As the reaction against the ordinance continued for the sixth day, speakers at a conference organised by the Aurat Foundation were of the view that the system reminded them of the past injustices done to the province. The protests led by the opposition parties in the Sindh Assembly and nationalist leaders have been joined in by writers, intellectuals and other civil society members.

The 2012 ordinance has handed over 40 of the 43 portfolios of the provincial government to the Karachi Metropolitan Corporation, said Ghumro. “Primary education, literacy, health, civil defence, fisheries, culture, excise, housing, transport, law and order, land revenue, energy and others will all be controlled by those who should only be managing drainage, sanitation and cleanliness.”

Section 39 of the Sindh Peoples Local Government Ordinance, 2012, gives authority to the metropolitan corporation of Karachi over district councils on revenue record, environment, zoning, housing and creating markets among others. “[However] the district councils under the four other metropolitan corporations have not been given the same authority,” the lawyer contended.

PML-F’s MPA Nusrat Sehar Abbassi, who vociferously led the protesting members in the Sindh Assembly, slammed the Pakistan Peoples Party for conspiring to divide Sindh. “In the past, attacks on Sindh’s unity came from non-Sindhis.
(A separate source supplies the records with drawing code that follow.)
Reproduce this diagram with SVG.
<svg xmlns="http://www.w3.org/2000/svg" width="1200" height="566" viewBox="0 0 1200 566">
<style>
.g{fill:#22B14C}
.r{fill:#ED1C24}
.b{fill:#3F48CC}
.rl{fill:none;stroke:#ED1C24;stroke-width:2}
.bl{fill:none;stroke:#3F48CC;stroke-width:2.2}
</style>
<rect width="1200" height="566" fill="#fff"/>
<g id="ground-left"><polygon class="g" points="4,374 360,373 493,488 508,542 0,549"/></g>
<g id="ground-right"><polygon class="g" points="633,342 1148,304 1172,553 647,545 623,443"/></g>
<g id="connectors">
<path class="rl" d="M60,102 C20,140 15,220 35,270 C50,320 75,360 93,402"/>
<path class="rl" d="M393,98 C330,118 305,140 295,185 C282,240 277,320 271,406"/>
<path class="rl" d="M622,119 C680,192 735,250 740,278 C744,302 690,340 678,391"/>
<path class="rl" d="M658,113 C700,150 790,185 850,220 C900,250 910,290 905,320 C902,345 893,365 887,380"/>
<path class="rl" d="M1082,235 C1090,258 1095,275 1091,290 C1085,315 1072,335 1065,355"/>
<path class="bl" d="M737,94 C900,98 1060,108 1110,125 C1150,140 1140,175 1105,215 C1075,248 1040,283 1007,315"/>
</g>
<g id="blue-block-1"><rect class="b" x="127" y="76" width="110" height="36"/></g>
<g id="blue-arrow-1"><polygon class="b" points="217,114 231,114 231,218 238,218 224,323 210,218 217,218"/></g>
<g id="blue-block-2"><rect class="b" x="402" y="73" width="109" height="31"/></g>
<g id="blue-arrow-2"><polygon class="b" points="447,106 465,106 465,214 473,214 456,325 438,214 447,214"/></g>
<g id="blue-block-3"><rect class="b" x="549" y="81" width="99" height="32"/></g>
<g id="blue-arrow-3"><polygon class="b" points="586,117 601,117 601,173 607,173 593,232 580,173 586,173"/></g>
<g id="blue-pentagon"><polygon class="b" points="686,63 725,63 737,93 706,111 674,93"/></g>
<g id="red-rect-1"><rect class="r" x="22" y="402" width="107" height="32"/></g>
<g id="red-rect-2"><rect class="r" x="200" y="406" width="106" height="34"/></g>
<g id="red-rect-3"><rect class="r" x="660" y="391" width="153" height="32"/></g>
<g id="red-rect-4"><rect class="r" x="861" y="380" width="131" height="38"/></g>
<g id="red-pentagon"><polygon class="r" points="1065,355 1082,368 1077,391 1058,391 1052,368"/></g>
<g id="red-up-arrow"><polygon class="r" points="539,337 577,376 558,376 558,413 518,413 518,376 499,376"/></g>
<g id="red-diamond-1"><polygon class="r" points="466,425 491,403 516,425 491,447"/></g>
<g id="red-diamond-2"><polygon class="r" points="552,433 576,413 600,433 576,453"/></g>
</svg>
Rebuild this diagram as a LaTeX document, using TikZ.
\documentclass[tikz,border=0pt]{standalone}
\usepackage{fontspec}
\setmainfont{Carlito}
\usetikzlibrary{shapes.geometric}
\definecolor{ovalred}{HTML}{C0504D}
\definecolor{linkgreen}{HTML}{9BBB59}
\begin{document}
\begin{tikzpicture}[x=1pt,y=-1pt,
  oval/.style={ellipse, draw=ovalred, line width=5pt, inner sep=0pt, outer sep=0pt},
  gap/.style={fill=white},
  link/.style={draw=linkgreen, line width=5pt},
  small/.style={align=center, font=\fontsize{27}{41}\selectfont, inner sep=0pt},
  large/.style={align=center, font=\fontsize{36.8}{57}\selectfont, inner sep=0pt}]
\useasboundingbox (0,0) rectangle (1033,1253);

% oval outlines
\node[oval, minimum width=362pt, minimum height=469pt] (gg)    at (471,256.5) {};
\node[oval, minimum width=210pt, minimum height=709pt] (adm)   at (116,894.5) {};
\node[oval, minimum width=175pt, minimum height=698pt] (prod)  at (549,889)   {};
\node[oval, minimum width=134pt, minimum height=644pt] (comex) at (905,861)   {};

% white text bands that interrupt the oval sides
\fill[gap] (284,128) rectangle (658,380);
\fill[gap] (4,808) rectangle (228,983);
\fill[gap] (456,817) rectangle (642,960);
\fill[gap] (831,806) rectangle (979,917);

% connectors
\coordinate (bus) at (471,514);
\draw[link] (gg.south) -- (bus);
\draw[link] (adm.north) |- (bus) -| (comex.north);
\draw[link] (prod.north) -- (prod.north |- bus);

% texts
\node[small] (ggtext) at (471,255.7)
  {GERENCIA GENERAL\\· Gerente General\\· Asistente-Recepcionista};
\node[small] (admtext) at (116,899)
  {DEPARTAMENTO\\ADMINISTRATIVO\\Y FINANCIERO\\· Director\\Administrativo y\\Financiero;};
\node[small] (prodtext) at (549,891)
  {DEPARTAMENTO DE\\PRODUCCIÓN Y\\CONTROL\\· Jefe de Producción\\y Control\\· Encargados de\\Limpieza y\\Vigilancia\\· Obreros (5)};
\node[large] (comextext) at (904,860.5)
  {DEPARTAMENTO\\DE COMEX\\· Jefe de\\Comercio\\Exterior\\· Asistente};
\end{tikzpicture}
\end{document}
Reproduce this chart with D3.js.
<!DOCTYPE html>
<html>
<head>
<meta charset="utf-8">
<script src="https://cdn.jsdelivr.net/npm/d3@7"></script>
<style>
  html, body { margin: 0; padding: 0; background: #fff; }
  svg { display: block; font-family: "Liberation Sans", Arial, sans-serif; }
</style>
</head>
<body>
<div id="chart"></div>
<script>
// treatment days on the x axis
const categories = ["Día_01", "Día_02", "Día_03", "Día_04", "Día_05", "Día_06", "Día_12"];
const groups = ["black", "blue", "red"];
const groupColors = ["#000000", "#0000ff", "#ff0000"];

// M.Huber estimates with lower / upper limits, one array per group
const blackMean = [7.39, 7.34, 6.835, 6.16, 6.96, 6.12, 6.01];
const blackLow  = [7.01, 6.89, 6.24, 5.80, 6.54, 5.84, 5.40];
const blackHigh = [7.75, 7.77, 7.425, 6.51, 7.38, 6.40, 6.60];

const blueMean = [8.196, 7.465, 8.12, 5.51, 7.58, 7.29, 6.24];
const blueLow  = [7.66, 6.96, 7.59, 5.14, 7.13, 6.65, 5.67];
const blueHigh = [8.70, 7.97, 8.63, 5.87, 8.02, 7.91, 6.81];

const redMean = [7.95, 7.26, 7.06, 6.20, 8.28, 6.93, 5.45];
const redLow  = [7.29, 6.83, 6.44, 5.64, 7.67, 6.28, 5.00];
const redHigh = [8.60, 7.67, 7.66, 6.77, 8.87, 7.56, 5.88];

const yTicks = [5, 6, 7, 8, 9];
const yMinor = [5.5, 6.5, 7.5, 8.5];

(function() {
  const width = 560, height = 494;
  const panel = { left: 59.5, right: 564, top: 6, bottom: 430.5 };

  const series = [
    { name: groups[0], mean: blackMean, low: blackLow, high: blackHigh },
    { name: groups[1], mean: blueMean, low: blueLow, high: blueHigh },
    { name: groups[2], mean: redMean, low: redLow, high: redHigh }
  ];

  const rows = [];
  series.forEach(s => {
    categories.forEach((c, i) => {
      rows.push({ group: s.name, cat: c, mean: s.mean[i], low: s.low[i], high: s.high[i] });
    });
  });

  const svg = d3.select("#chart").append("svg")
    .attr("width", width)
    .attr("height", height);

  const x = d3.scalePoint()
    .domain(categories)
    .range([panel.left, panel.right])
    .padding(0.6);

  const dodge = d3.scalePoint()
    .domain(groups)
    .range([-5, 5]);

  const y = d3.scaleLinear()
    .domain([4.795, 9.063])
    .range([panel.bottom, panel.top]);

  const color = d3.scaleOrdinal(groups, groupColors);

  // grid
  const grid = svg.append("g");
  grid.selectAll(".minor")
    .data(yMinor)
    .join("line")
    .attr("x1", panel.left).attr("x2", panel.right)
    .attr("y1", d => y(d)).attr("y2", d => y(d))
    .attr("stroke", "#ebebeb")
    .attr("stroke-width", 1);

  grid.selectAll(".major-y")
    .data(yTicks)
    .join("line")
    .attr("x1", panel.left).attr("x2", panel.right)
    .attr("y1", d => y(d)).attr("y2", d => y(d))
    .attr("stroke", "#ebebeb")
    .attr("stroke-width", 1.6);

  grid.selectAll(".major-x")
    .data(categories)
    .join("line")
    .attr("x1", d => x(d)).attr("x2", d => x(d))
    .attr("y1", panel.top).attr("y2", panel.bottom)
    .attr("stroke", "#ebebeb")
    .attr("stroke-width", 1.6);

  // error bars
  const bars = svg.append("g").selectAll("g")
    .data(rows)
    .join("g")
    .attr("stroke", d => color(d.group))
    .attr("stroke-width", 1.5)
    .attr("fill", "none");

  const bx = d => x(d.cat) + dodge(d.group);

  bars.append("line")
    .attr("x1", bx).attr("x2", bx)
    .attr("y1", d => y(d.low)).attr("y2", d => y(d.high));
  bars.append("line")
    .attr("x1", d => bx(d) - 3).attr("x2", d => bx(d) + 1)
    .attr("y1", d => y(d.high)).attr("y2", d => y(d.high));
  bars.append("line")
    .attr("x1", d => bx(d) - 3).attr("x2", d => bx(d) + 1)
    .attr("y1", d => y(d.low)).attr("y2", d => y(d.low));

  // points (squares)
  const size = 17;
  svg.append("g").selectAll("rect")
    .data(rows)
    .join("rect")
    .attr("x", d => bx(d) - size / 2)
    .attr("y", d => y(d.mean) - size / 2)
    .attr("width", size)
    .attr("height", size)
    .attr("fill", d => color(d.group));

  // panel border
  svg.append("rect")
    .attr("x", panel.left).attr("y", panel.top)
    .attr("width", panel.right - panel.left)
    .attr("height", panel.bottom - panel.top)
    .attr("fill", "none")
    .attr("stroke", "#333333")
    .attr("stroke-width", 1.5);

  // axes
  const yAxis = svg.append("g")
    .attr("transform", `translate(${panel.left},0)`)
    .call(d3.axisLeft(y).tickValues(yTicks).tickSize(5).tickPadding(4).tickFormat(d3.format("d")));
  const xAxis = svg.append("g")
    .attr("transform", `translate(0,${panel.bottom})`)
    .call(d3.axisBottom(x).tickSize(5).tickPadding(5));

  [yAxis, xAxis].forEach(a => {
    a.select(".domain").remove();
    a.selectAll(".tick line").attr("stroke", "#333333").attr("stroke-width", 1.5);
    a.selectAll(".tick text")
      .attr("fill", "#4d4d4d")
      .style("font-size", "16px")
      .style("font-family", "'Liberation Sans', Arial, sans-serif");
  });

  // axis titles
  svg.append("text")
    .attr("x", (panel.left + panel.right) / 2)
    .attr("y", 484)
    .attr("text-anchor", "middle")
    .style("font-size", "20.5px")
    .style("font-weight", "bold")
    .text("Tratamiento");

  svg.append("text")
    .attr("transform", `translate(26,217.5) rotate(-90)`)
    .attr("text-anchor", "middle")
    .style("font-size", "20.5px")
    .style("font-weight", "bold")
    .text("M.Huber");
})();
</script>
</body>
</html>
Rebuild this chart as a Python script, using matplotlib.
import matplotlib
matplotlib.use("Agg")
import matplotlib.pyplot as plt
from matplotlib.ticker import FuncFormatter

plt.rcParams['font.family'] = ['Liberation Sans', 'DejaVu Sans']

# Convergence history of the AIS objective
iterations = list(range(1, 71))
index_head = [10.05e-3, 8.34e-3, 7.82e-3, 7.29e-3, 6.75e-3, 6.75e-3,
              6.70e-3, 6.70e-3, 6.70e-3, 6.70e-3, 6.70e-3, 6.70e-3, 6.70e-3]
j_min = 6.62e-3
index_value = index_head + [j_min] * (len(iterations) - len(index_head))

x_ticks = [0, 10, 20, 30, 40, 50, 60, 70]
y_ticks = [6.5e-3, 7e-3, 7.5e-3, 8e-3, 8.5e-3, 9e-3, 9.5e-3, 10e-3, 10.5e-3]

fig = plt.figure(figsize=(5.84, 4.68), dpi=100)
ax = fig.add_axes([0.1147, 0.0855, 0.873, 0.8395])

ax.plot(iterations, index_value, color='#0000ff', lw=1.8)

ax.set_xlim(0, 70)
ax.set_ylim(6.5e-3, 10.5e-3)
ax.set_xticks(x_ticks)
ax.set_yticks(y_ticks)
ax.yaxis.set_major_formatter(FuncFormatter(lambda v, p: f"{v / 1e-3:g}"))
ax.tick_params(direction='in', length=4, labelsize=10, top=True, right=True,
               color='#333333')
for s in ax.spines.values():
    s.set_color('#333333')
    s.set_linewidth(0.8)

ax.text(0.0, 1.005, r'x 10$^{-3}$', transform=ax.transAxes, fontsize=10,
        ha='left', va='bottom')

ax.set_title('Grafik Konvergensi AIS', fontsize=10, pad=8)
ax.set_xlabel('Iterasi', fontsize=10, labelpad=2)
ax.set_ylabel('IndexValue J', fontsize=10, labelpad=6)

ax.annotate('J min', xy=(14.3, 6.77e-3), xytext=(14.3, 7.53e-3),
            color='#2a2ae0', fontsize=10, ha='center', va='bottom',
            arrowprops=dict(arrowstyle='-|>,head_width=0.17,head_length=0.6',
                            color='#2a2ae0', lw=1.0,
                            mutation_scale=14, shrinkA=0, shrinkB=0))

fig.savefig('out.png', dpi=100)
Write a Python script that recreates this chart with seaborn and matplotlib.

It is for the first time that Sindh’s elected representatives are bent upon dividing their motherland,” the MPA lamented.

MPA Marvi Rashdi alleged that the new system makes the mayor stronger than the chief minister as the latter can be sacked through a majority vote in the assembly but the former will go only after completing his term.

Meanwhile, while nationalist leader Dr Qadir Magsi has set up a hunger strike camp in Qasimabad, Hyderabad, PPP Senator Aajiz Dhamrah warned the nationalists to desist from their mudslinging campaign against the ruling party’s leadership.

Sindhi poets protest

On Saturday, Sindhi writers and poets among others gathered outside the Karachi Press Club to condemn the newly passed ordinance, alleging that it has created a state within the states of the province.

They claimed that the law has created chaos and conflicts in Sindh, adding that the government has destroyed the governance, social and economic sectors in the name of reconciliation.

Published in The Express Tribune, October 8th, 2012.